Aim: Output every line of the material exactly, omitting images.
--- begin Given information ---
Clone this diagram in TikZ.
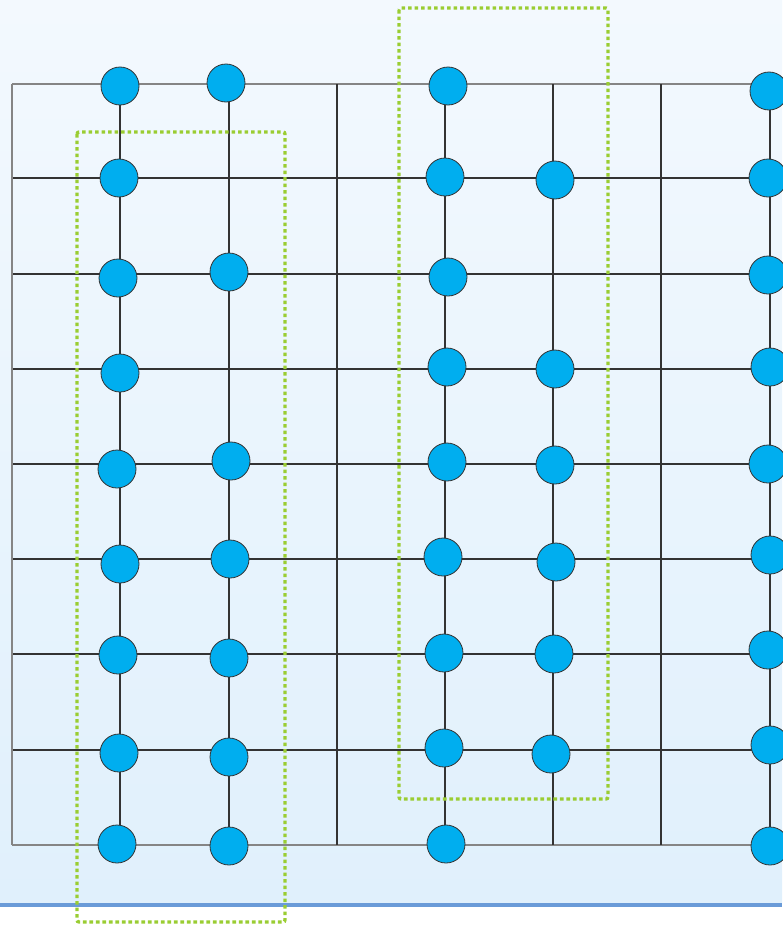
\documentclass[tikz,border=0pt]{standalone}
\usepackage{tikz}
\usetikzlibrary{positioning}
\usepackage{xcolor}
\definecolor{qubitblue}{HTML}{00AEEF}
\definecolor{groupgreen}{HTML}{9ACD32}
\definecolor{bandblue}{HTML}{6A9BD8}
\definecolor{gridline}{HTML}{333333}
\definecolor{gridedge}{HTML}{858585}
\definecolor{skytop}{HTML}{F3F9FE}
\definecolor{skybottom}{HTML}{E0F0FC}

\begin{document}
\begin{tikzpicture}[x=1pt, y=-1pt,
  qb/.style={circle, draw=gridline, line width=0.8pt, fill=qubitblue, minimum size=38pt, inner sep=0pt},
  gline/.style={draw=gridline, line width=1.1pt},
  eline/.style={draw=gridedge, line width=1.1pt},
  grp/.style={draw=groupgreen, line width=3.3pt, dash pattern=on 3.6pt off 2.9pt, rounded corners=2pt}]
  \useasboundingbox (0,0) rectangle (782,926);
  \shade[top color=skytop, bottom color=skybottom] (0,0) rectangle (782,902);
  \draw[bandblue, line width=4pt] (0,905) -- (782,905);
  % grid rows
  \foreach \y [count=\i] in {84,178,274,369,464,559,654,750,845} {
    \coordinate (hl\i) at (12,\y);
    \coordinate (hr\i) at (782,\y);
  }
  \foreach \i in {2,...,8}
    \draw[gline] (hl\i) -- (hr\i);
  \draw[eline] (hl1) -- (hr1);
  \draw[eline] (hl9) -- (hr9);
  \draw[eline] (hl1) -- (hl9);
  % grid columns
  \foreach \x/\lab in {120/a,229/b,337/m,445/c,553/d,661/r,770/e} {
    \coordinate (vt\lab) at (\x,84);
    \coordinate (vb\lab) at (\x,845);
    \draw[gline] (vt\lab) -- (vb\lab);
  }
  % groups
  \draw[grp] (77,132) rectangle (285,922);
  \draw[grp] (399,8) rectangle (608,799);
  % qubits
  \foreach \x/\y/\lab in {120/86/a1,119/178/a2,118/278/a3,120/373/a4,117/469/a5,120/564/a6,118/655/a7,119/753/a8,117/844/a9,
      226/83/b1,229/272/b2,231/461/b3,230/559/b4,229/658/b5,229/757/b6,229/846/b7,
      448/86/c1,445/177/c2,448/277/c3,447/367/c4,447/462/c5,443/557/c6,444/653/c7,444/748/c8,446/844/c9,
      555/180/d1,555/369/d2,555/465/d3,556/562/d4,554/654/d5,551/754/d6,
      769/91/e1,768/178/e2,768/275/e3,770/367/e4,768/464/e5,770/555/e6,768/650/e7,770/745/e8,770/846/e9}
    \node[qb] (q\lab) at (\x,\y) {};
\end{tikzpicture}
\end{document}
--- end Given information ---
Task response:
Clone this diagram in TikZ.
\documentclass[tikz,border=0pt]{standalone}
\usepackage{tikz}
\usetikzlibrary{positioning}
\usepackage{xcolor}
\definecolor{qubitblue}{HTML}{00AEEF}
\definecolor{groupgreen}{HTML}{9ACD32}
\definecolor{bandblue}{HTML}{6A9BD8}
\definecolor{gridline}{HTML}{333333}
\definecolor{gridedge}{HTML}{858585}
\definecolor{skytop}{HTML}{F3F9FE}
\definecolor{skybottom}{HTML}{E0F0FC}

\begin{document}
\begin{tikzpicture}[x=1pt, y=-1pt,
  qb/.style={circle, draw=gridline, line width=0.8pt, fill=qubitblue, minimum size=38pt, inner sep=0pt},
  gline/.style={draw=gridline, line width=1.1pt},
  eline/.style={draw=gridedge, line width=1.1pt},
  grp/.style={draw=groupgreen, line width=3.3pt, dash pattern=on 3.6pt off 2.9pt, rounded corners=2pt}]
  \useasboundingbox (0,0) rectangle (782,926);
  \shade[top color=skytop, bottom color=skybottom] (0,0) rectangle (782,902);
  \draw[bandblue, line width=4pt] (0,905) -- (782,905);
  % grid rows
  \foreach \y [count=\i] in {84,178,274,369,464,559,654,750,845} {
    \coordinate (hl\i) at (12,\y);
    \coordinate (hr\i) at (782,\y);
  }
  \foreach \i in {2,...,8}
    \draw[gline] (hl\i) -- (hr\i);
  \draw[eline] (hl1) -- (hr1);
  \draw[eline] (hl9) -- (hr9);
  \draw[eline] (hl1) -- (hl9);
  % grid columns
  \foreach \x/\lab in {120/a,229/b,337/m,445/c,553/d,661/r,770/e} {
    \coordinate (vt\lab) at (\x,84);
    \coordinate (vb\lab) at (\x,845);
    \draw[gline] (vt\lab) -- (vb\lab);
  }
  % groups
  \draw[grp] (77,132) rectangle (285,922);
  \draw[grp] (399,8) rectangle (608,799);
  % qubits
  \foreach \x/\y/\lab in {120/86/a1,119/178/a2,118/278/a3,120/373/a4,117/469/a5,120/564/a6,118/655/a7,119/753/a8,117/844/a9,
      226/83/b1,229/272/b2,231/461/b3,230/559/b4,229/658/b5,229/757/b6,229/846/b7,
      448/86/c1,445/177/c2,448/277/c3,447/367/c4,447/462/c5,443/557/c6,444/653/c7,444/748/c8,446/844/c9,
      555/180/d1,555/369/d2,555/465/d3,556/562/d4,554/654/d5,551/754/d6,
      769/91/e1,768/178/e2,768/275/e3,770/367/e4,768/464/e5,770/555/e6,768/650/e7,770/745/e8,770/846/e9}
    \node[qb] (q\lab) at (\x,\y) {};
\end{tikzpicture}
\end{document}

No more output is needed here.